Originally Posted by
biigD
Interesting. Thanks all for the responses. My company is starting to get more aggressive about minimizing the extra fuel we carry around, and I was trying to get a feel for how the big boys play it.
Random story, but it kind of reminds me of when I was at Coex and we had a pilot only rule of thumb of 3000lbs as the sort of kinda min fuel on the E145. The company wanted to a) take us out of the loop on ordering fuel and b) start using the real min fuel of 1800 lbs or somewhere around there. For good reason.
Well right before they decided to go lower I'm doing a CLE-MSP flight the FMS pops up and says we'll land with 2900 lbs. Captain panics and wants to divert to MKE which was not on the flight plan anywhere. I said, okay, let me tell dispatch you want to divert. NO TIME! Well, it's 30 minutes behind us... NO TIME! MUST GO! TELL ATC WE NEED PRIORITY HANDLING! (all I could think was don't laugh, I think he's serious)

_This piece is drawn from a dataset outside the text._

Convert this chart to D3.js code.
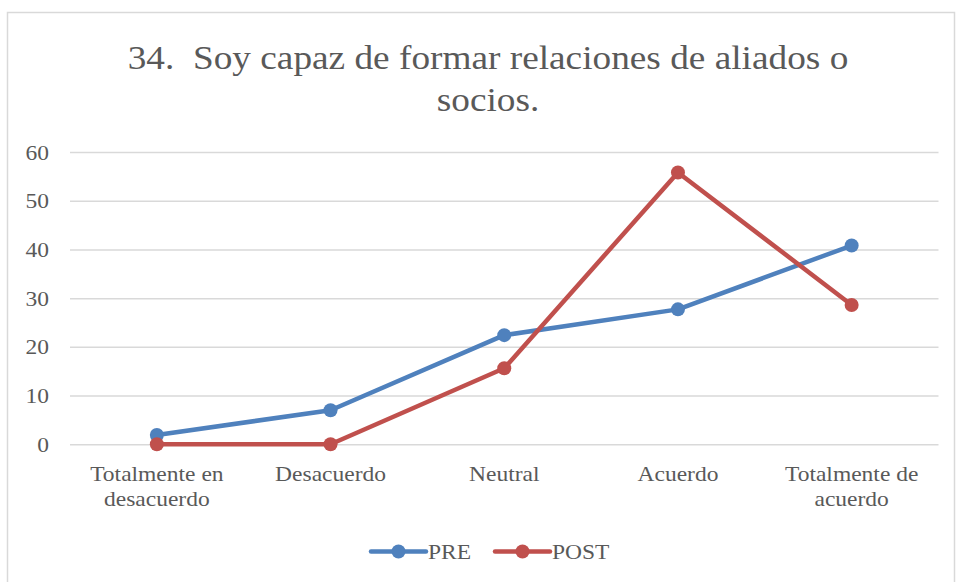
<!DOCTYPE html>
<html><head><meta charset="utf-8">
<script src="https://cdn.jsdelivr.net/npm/d3@7"></script>
<style>body{margin:0;background:#fff}svg{display:block}svg text{font-family:"Liberation Serif","Times New Roman",serif;fill:#595959;white-space:pre}</style>
</head><body>
<script>
const categories = [["Totalmente en","desacuerdo"],["Desacuerdo"],["Neutral"],["Acuerdo"],["Totalmente de","acuerdo"]];
const pre = [1.9, 7.0, 22.4, 27.7, 40.8];
const post = [0, 0, 15.6, 55.8, 28.6];
const yTicks = [0, 10, 20, 30, 40, 50, 60];
const seriesNames = ["PRE", "POST"];
const colors = ["#4f81bd", "#c0504d"];
const titleLines = ["34.  Soy capaz de formar relaciones de aliados o", "socios."];

const W = 956, H = 582;
const FONT = "Liberation Serif, Times New Roman, serif";
const svg = d3.select("body").append("svg").attr("width", W).attr("height", H);
svg.append("rect").attr("x", 7.5).attr("y", 12.5).attr("width", 947).attr("height", 620)
  .attr("fill", "#fff").attr("stroke", "#d9d9d9").attr("stroke-width", 1.5);

const x = d3.scaleBand().domain(d3.range(categories.length)).range([70, 938.5]);
const y = d3.scaleLinear().domain([0, 60]).range([444.3, 152]);
const sx = 1.12;

// title
svg.append("g").selectAll("text").data(titleLines).join("text")
  .attr("transform", (d, i) => `translate(488,${69 + i * 42}) scale(${sx},1)`)
  .attr("text-anchor", "middle").attr("font-family", FONT).attr("font-size", 33.3)
  .attr("xml:space", "preserve").text(d => d);

// grid
const yAxis = d3.axisLeft(y).tickValues(yTicks).tickSize(-(938.5 - 70)).tickFormat(d3.format("d"));
const gy = svg.append("g").attr("transform", "translate(70,0)").call(yAxis);
gy.attr("font-family", FONT);
gy.select(".domain").remove();
gy.selectAll(".tick line").attr("stroke", "#d9d9d9").attr("stroke-width", 1.5);
gy.selectAll(".tick text").attr("x", 0).attr("dy", null).attr("dominant-baseline", "central")
  .attr("text-anchor", "end").attr("font-size", 21)
  .attr("transform", `translate(-21,0) scale(${sx},1)`);

// x labels
const xg = svg.append("g");
categories.forEach((lines, i) => {
  const t = xg.append("text").attr("text-anchor", "middle").attr("font-family", FONT).attr("font-size", 21)
    .attr("transform", `translate(${x(i) + x.bandwidth() / 2},481) scale(${sx},1)`);
  lines.forEach((l, j) => t.append("tspan").attr("x", 0).attr("y", j * 25).text(l));
});

// series
const cx = i => x(i) + x.bandwidth() / 2;
[pre, post].forEach((vals, s) => {
  const line = d3.line().x((d, i) => cx(i)).y(d => y(d));
  svg.append("path").datum(vals).attr("d", line).attr("fill", "none")
    .attr("stroke", colors[s]).attr("stroke-width", 4.5).attr("stroke-linejoin", "round").attr("stroke-linecap", "round");
  svg.append("g").selectAll("circle").data(vals).join("circle")
    .attr("cx", (d, i) => cx(i)).attr("cy", d => y(d)).attr("r", 7).attr("fill", colors[s]);
});

// legend
const legX = [371, 495];
seriesNames.forEach((n, s) => {
  const g = svg.append("g").attr("transform", `translate(${legX[s]},551.5)`);
  g.append("line").attr("x1", 0).attr("x2", 55).attr("stroke", colors[s]).attr("stroke-width", 4.5).attr("stroke-linecap", "round");
  g.append("circle").attr("cx", 27.5).attr("r", 7).attr("fill", colors[s]);
  g.append("text").attr("transform", `translate(57,0) scale(${sx},1)`).attr("dominant-baseline", "central")
    .attr("font-family", FONT).attr("font-size", 21).text(n);
});
</script>
</body></html>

We made it to MSP. We landed with 2900 lbs and he filled out an ASAP. I bet that dude had an aneurism when it dropped to 1800ish lbs. Actually, I think he was bound to have an aneurism anyways.
The way I think we came to accept this was that we weren't the ones ordering fuel anymore. You couldn't blame us if the fuel we were given turned out not to be enough and we diverted. Which of course costs lots of money and if it happened often then they'd adjust up. I don't think they had to, it ended up working and we just reset our personal minimums.
but it was kind of like "this is your problem, not my problem." I'll land with plenty of fuel, but whether that place was the intended destination was up to them and their computer.